Halfway through my visit last weekend to the Grace Museum in Abilene, I left the big group show downstairs titled Menagerie (about animals in art) and made my way upstairs to the solo show by Janet Turner. There I found all the chatter and buzz in my brain settling down as I walked along the long walls of her prints. It’s not that Turner’s work turned me on so much—though I do like it— as the transition from seeing dozens of artists dealing with animals as subject matter to seeing one artist do so. Turner’s work had a calming effect. It felt embracing and symphonic compared to what was happening downstairs.
The show downstairs is the museum’s current main show. Menagerie features works by artists from across the last century—many of them Texas-based. Given my thing for animals, I was of course charmed by a lot of it. But I was also often grasping for context and depth. It’s a massive subject and a messy one, given humankind’s fraught relationship to the animal kingdom. Many of the artists were represented by one work, or perhaps a few works not always hanging near each other, and for the names I didn’t know I had a hard time sussing out the artists’ reason for landing on a bear or a horse or a snake as subject. Is this something they did often? Is it totemistic for them, or political, or humorous, or allegorical, or melancholy, or sentimental, or short-hand convenient for “insert emotional and visual texture here”? Of course, this is a risk for any sweeping group exhibition dealing with a big theme. Which of the artists really have a dog in this particular fight?

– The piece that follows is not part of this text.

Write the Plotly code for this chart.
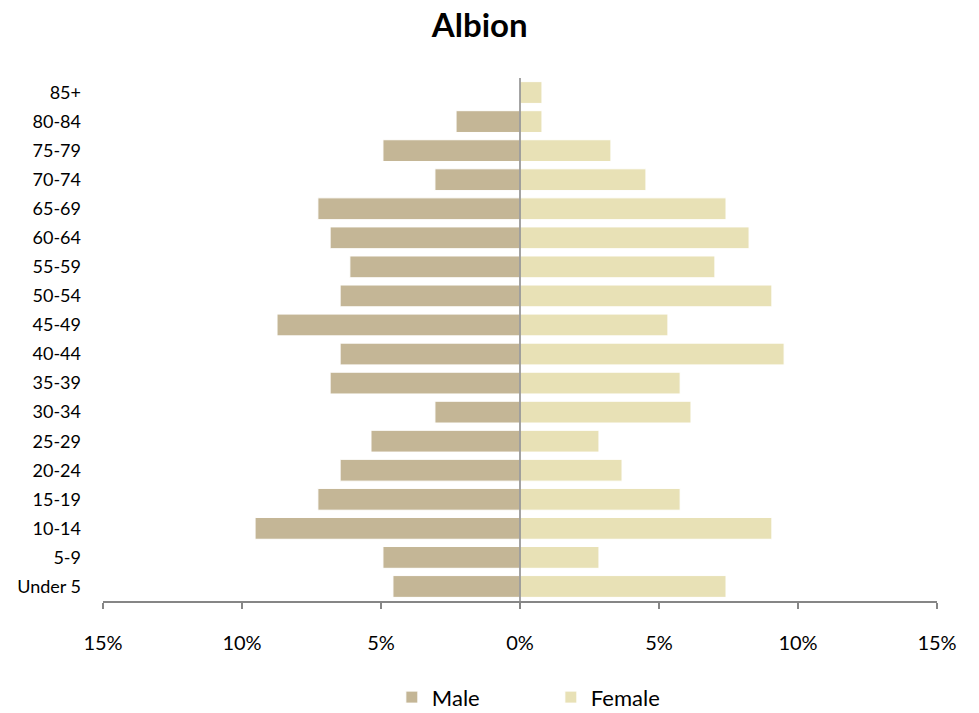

But with Turner upstairs, all the skepticism and pin-balling around settled into a familiar and knowable rhythm. Turner was a (sometimes Texas-based) master printmaker and an environmentalist whose prime was in the middle of the last century. She clearly knew her way around a serigraph, a linocut, an engraving, and the waves and sheen of a goose or guinea fowl’s feathers. She was as consistent as the tides. And now I know her work.
By the way: The Grace is worth a visit. And I’m not knocking Menagerie. It’s a good way to see a impressive range of works by Texas and Texan-born artists: Helen Altman, Melissa Miller, David Bates, John Alexander, Linda Ridgway… the list goes on. And there a couple of stunning J.J. Audubon prints of huge undulating birds—an owl and a swan—that are so gorgeous they make your throat close up.
But I think in this age of information static—and I don’t know how you all approach it, but I’m a constant and sloppy multi-tasker—there’s something meditative about settling into a room full of one artist’s works. There’s a center to it. There’s a singular viewpoint and personality, and there’s time and (head)space to familiarize yourself with that person. This really goes without saying and yet right now, in a time of art fairs and social media, et. al., this feels like a luxury.
On that note: the Modern Art Museum of Fort Worth has a way with inserting small solo shows within bigger permanent collection installations. It’s always great, and sometimes surprising. The last few times I walked through the museum, I found myself stopping for a long time in the big gallery that often holds one Morris Louis painting (the one; the one we all know) among other 20th-century touchstones. Right now that big room is chockablock with a handful of Louis’ works—maybe five or six others. They’re up on nearly every wall, along with works by his peers. It’s a stealth solo show injected into a group show. I love it. I’ve actually never seen a whole posse of Louises before. It makes me like him and his work more than I did before—I got to know him a bit, with him contextualizing himself.
Not to mention a current Philip Guston room, which is part of the same permanent installation hang. There are seven or eight of Guston’s nails-shoes-and-knees paintings up in a small gallery off to one side. Because the display is compact and unnecessary, it’s like walking into an extravagant little section of Guston’s brain. Where else in Texas, or even the U.S., are you going to have that experience right now? The Modern’s curator Michael Auping has always known how to play up the museum’s strengths in this way.
The Sean Scully room (ugh, don’t ask) is incredible real-estate at the Modern—great proportions, great lighting—and every once in a while the Scullys take a short vacation and some other artist’s work gets to set up camp there. Right now it’s all Motherwell, which is never a total surprise at the Modern considering its considerable holding of Motherwells. But old Uncle Bob’s paintings, collages and works on paper look fresh and muscular and surprisingly dynamic all over again in that space, with strength in numbers. I know most good museums play around with putting clusters of works up by one artist. It’s not new. But it’s as reassuring and shaping of one’s art experience as the rests are in music. It’s a way of keeping crowds of artists from coming off as just a lot of noise.